To begin with, it seems that everyone supports wish lists, but since everyone does it differently and as there is no interchange standard its not very useful. It doesn't do you any good to know that I have a think geek wishlist, if you are shopping on a different site even if they have things that I may want. So, the proposed site will have a wish list but will explicitly let it be exported, downloaded, or queried from another site. The thing will talk standard XML and it will be well documented. If possible, it will be based on Amazon's wishlist output format (although it may need extending for some of the ways we'll want to use it).
Lets not stop there though. Letting others easily browse the site's wishlists is only half the battle.
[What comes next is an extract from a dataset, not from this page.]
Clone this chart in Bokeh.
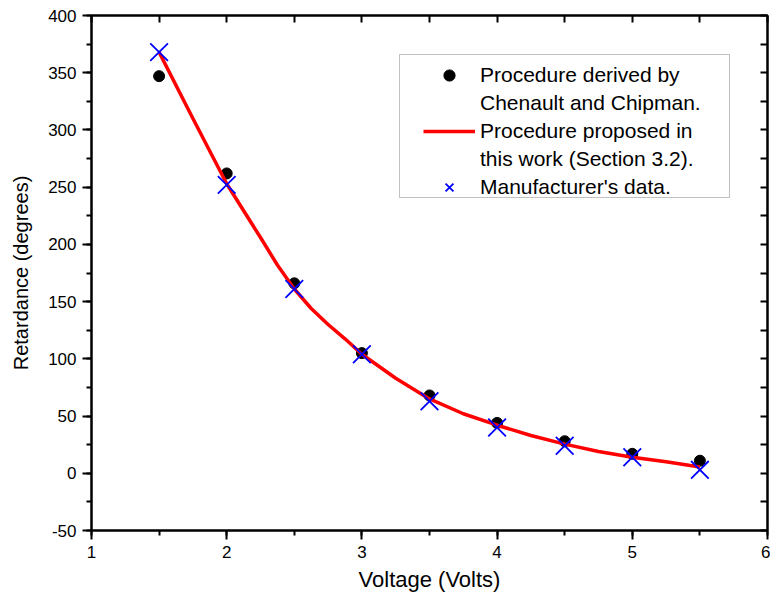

There would also be a need to write a number of query tools that were capable of fetching wishlists from other sites and reformatting them for local use. In fact, one should be aiming to bootstrap an entire distributed wishlist database system, spread out among as many merchants as wish to participate.
Once the various wishlists are available on site, they can be used in two different ways. First of all, they will allow for the modelling of the desires of a particular consumer, especially if using wishlists from several different specialty sites. This will allow for the selection of items that aren't specifically on the wishlist, but which may be desirable. Secondly, the site can happily buy items off of wishlists from other websites, charging a commission for having done so. The convenience to the user of having only one place to go to shop for gifts should make up for the added cost.
Since the site will cater to convenience, it should also try to make sure that folks who register with its service don't forget any birthdays, anniversaries or other special occasions. Not only should there be a calendar on which they can record who they need to buy things for and when, it should also happily interoperate with other systems, like Yahoo's calendar.
When a special occasion is near, an email can be sent with a gentle reminder and an URL to click on to go to a customized selection of possible gifts for the recipient. If there isn't much info available on that person yet, the gift selection will be whatever seems popular, but the system will take note of what choices the buyer makes, and may even request feedback later. The user will be encouraged to add notes about certain categories of items that a person does or does not like.
There would also be a system set up to allow someone to request random reminders to do something thoughtful for a friend or loved one. These will also come with suggestions for gifts that that can be as simple as a surprise gift of gourmet cookies, or a complete night out including a limo, reservations at a restaurant and theatre tickets.
There could also be way to set up a layaway plan for paying for expensive items slowly. If a user has their credit card charged by a set amount every month, they will be able to afford that ruby pendant when the big anniversary rolls around.
Finally, if someone has set up one of these advance payment options, they could be asked to be given gifts off of their own wishlist. Depending on the choice of the user, they could get the gifts at set intervals or at random times, they could receive the next highest desired gift on their list, or one at random.
One temptation that would have to be avoided when setting up a site like this is not to automate it too far. Only in the case of a person asking for a gift for themselves is it appropriate to completely automate the system. After all, a gift is supposed to show someone that you care and are thinking of them. An automated system that you could sign up for that would be able to remember birthdays and send out gifts without any user interaction would completely defeat that. If the site were to get the reputation of catering to the cold and uncaring who merely wish to appear to care, public opinion could kill the venture.